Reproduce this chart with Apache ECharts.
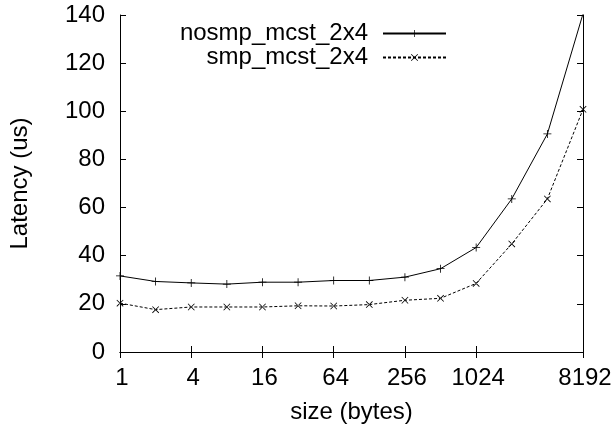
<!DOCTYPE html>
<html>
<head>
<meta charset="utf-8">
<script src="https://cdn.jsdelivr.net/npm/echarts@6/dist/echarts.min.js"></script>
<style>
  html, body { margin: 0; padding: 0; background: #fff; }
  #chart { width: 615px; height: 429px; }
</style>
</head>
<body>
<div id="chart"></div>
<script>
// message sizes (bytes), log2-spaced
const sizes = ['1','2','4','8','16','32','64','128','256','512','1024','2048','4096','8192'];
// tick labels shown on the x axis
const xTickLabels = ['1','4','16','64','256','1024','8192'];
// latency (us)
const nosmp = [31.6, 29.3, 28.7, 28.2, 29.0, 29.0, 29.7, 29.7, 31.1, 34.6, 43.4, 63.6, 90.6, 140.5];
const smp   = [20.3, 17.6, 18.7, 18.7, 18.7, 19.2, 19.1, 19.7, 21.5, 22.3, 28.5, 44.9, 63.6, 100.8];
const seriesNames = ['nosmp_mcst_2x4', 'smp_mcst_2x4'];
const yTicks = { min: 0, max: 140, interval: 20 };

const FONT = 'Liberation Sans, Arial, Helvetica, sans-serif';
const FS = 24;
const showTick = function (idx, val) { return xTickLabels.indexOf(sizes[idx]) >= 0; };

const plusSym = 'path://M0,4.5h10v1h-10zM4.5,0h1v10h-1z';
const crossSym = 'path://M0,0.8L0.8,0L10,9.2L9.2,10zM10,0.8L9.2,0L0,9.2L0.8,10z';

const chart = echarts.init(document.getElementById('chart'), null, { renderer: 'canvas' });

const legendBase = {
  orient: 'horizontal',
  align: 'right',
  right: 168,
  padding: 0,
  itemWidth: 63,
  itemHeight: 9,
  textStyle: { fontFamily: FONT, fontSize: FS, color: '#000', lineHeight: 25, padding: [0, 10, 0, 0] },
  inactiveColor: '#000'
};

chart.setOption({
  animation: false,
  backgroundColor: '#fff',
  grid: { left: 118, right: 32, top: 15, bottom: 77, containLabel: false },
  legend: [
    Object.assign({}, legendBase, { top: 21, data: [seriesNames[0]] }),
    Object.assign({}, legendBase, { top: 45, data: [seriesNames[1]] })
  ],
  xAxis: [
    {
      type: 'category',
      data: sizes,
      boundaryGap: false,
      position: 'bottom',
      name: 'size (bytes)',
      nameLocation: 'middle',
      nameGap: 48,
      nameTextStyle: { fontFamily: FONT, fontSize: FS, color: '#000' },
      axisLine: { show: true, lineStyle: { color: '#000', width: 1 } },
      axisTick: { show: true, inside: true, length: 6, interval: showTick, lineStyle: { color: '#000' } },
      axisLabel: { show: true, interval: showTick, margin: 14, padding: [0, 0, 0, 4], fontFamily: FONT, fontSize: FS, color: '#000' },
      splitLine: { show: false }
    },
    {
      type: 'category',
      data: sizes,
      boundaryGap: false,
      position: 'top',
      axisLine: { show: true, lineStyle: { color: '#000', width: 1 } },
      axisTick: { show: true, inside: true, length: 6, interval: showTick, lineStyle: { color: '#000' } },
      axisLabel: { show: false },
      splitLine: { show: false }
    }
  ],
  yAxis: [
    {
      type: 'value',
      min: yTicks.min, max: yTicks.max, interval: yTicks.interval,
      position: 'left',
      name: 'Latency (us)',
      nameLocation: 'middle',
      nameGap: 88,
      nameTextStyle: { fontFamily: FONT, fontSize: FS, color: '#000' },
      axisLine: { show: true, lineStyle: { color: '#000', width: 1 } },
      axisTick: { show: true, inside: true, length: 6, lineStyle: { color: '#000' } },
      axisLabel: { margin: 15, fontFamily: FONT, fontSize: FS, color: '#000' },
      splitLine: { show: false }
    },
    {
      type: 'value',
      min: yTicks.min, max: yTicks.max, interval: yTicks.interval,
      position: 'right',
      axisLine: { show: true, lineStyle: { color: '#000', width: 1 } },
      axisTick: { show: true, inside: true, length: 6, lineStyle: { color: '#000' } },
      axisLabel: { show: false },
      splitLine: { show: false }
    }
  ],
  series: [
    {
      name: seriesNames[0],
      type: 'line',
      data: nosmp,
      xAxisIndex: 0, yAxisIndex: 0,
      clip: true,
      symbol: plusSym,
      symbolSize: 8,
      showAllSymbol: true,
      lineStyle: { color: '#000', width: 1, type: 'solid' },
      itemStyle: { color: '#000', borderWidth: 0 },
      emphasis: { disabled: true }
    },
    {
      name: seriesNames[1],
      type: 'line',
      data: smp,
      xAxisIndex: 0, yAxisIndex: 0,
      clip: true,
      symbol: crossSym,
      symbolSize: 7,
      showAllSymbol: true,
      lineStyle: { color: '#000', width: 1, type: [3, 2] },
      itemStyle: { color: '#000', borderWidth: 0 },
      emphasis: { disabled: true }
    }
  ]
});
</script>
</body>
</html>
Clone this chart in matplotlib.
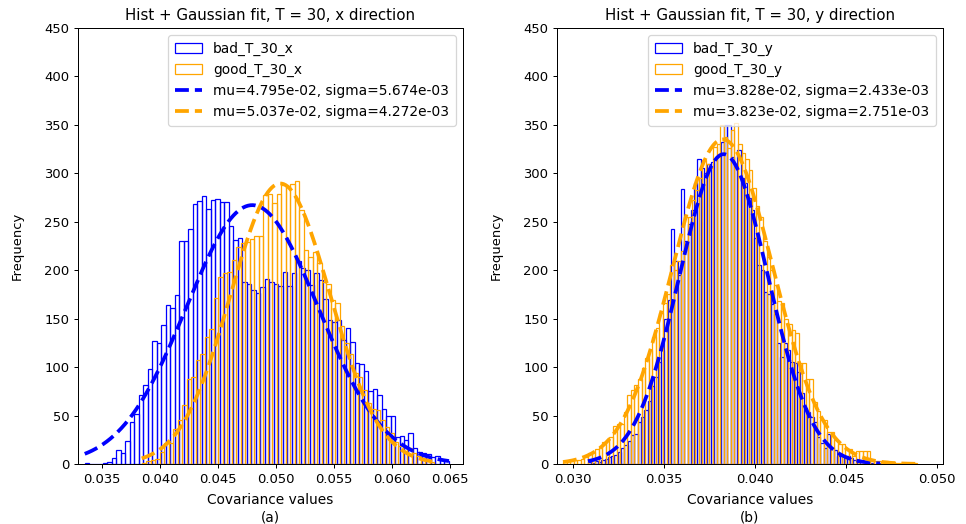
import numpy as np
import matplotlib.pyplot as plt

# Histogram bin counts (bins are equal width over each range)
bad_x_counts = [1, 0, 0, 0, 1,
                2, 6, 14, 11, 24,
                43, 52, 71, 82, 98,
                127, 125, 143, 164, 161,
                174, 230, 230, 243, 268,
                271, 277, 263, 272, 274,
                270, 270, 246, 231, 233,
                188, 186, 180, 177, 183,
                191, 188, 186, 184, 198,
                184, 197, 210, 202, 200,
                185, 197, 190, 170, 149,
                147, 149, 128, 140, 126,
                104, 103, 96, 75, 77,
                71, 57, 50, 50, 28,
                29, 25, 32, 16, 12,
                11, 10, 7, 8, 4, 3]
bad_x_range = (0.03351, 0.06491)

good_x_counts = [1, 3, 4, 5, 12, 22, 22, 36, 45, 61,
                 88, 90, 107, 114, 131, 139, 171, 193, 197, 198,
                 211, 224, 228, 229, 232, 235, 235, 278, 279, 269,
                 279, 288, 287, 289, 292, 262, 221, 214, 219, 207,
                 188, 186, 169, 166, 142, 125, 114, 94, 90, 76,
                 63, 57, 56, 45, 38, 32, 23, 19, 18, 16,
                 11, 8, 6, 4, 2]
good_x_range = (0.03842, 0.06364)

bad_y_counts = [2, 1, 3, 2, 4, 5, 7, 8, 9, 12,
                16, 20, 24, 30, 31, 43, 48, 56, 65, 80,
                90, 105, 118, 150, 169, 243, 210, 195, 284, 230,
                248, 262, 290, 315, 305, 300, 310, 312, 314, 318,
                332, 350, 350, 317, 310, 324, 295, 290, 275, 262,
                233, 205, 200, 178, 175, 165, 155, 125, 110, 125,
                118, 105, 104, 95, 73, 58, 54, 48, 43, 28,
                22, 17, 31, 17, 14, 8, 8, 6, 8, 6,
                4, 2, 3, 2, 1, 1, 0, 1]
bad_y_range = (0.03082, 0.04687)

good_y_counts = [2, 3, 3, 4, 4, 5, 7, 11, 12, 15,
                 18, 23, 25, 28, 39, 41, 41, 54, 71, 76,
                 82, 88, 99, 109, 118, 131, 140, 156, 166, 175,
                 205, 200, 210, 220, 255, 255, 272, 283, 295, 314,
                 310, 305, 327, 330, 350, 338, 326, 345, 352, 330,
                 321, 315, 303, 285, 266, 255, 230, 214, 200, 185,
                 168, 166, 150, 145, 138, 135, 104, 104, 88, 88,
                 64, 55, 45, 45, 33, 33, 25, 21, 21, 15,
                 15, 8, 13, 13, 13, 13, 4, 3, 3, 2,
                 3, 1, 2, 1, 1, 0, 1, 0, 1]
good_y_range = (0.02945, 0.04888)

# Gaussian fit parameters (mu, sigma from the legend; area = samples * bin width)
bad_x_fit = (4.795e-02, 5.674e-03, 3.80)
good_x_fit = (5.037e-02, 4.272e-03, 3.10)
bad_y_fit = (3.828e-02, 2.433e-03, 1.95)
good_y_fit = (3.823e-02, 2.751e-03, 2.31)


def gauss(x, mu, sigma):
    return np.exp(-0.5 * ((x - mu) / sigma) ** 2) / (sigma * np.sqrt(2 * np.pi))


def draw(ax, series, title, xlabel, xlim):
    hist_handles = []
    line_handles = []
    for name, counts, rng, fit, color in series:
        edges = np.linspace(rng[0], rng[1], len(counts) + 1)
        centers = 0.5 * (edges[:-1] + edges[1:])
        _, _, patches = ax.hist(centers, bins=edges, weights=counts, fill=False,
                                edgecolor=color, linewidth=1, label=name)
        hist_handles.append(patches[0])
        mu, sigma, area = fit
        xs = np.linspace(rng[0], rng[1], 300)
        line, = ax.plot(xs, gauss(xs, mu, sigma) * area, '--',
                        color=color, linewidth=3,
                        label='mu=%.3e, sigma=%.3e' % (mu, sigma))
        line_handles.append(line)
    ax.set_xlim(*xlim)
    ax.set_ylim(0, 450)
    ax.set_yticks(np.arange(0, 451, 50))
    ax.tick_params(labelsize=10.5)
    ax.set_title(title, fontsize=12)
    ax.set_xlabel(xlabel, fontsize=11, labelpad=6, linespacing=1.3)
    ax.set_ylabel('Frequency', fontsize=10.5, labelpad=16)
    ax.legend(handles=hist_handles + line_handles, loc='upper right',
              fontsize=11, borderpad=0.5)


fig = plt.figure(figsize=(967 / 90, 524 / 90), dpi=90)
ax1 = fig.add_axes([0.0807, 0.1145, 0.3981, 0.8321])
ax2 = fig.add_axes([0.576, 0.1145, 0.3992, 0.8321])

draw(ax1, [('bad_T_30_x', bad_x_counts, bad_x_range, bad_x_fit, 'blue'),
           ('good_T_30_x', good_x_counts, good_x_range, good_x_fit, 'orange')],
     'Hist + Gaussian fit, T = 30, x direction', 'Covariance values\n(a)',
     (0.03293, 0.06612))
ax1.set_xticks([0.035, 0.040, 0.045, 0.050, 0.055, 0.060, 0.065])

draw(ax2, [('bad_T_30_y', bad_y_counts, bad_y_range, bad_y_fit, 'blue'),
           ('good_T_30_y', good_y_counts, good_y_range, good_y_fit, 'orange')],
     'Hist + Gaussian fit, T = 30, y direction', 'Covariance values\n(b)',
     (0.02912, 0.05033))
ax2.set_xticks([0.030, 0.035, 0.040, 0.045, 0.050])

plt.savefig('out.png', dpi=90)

::::::::

Starting at the top of the listing above, reproduce each line up to and including the one with "const showTick = function"; omit the pictures.

SOLUTION FOR THIS PROBLEM —
Reproduce this chart with Apache ECharts.
<!DOCTYPE html>
<html>
<head>
<meta charset="utf-8">
<script src="https://cdn.jsdelivr.net/npm/echarts@6/dist/echarts.min.js"></script>
<style>
  html, body { margin: 0; padding: 0; background: #fff; }
  #chart { width: 615px; height: 429px; }
</style>
</head>
<body>
<div id="chart"></div>
<script>
// message sizes (bytes), log2-spaced
const sizes = ['1','2','4','8','16','32','64','128','256','512','1024','2048','4096','8192'];
// tick labels shown on the x axis
const xTickLabels = ['1','4','16','64','256','1024','8192'];
// latency (us)
const nosmp = [31.6, 29.3, 28.7, 28.2, 29.0, 29.0, 29.7, 29.7, 31.1, 34.6, 43.4, 63.6, 90.6, 140.5];
const smp   = [20.3, 17.6, 18.7, 18.7, 18.7, 19.2, 19.1, 19.7, 21.5, 22.3, 28.5, 44.9, 63.6, 100.8];
const seriesNames = ['nosmp_mcst_2x4', 'smp_mcst_2x4'];
const yTicks = { min: 0, max: 140, interval: 20 };

const FONT = 'Liberation Sans, Arial, Helvetica, sans-serif';
const FS = 24;
const showTick = function (idx, val) { return xTickLabels.indexOf(sizes[idx]) >= 0; };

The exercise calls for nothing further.